Council debates social service spending
Friday, April 1, 2016 by
Jack Craver
Divisions within City Council over spending on social services were put into sharp relief Thursday as the Health and Human Services Department asked city leaders to approve a 6 percent boost in funding for nonprofit agencies with which the city contracts for a variety of services.
The immediate effect of the funding boost, which Council approved 8-2, is not dramatic. Council had already approved a $1.8 million increase in funding for social service contracts in last year’s budget, and the department was able to direct most of that money to nonprofits administratively. That decision was in keeping with a 2014 resolution passed by the previous Council that recommended the city regularly increase funding for social service contracts to keep pace with inflation.
The department was required, however, to get authorization from Council to distribute the remaining $760,746 from its budget to 13 social service providers for whom the funding increase would amount to more than $58,000 each.
The debate ultimately focused less on the specific amount being authorized and more on the roughly $40 million that the city is projected to pay the 13 organizations over the lifetimes of the 37-month contracts.
Conservative Council members Don Zimmerman and Ellen Troxclair, the two dissenting votes on the measure, grilled city staff on whether the nonprofits receiving funds were being held accountable to taxpayers.
“The taxpayers are really angry at this process,” said Zimmerman. “We throw money at a problem, and we don’t define what we’re going to get when the money runs out. We’ve accomplished very little if anything, and (nonprofits) demand more money and more money. And we get no results. We need to change this process, and I’d like to start here today.”
City staff and other Council members forcefully pushed back on the notion that money was being casually thrown at nonprofits, or that the groups receiving the money were not being held accountable for their performance.
Council Member Ann Kitchen, commenting after Troxclair had asked staff a series of questions about whether the increased funding would be accompanied by enhanced outcomes from the organizations, said that she trusted the professionals tasked with vetting the contracts.
“Outcomes are critical to all of these organizations,” said Kitchen. “These are not nonprofits that are just acting on a whim and just spending our money in whatever way they choose.”
Zimmerman later dismissed that comment, saying that his colleagues were asking him to approve funding “based on blind faith.”
“Blind faith is a pretty decent approach for irrational religion,” he said. “But when it comes to tens of millions of dollars of other people’s money, I think it’s an offense, frankly.”
Jo Kathryn Quinn, executive director of Caritas, a nonprofit focused on homelessness, defended her organization’s performance. She said the group in recent years has been able to connect 75 percent of the people it serves with permanent housing.
“That is just one example of what you’re getting for your money,” she said. “You’re getting people who don’t end up at the shelter, and we don’t have to spend money on them at the shelter.”
“This is one of the best investments our city can make,” she added.
Council Member Sheri Gallo appeared to bridge the concerns of both sides. She asked questions of city staff about the financial details of the contracts, but, highlighting Caritas in particular, she emphasized her respect for the organizations receiving the funds.

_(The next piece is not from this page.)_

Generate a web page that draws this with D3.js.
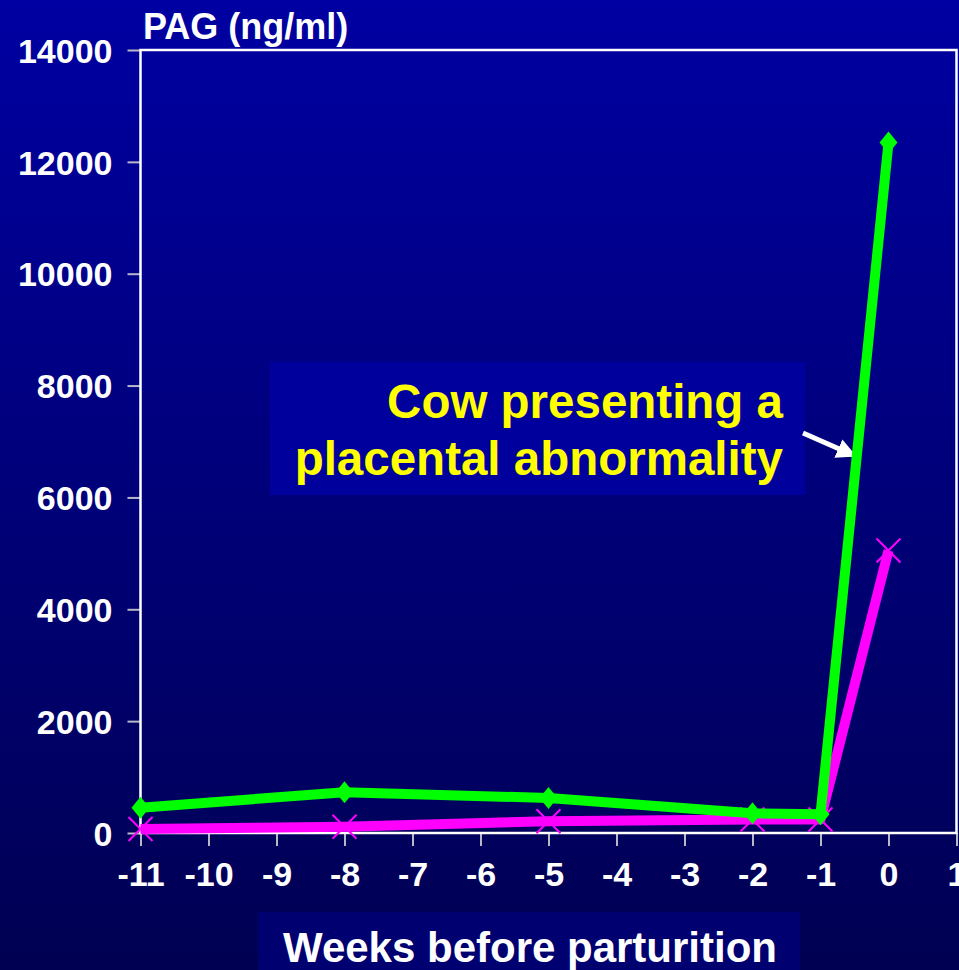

Troxclair also insisted that her questions about the contracts did not indicate a mistrust of city staff or of the nonprofits to which it was allocating funds. She added that staff had done a good job responding to her questions, which she said were “reasonable.”
“And of course, I think we have fabulous nonprofits in Austin,” she added. “I personally contribute my own money to many of them, and that’s the way that I prefer to do it rather than through the government.”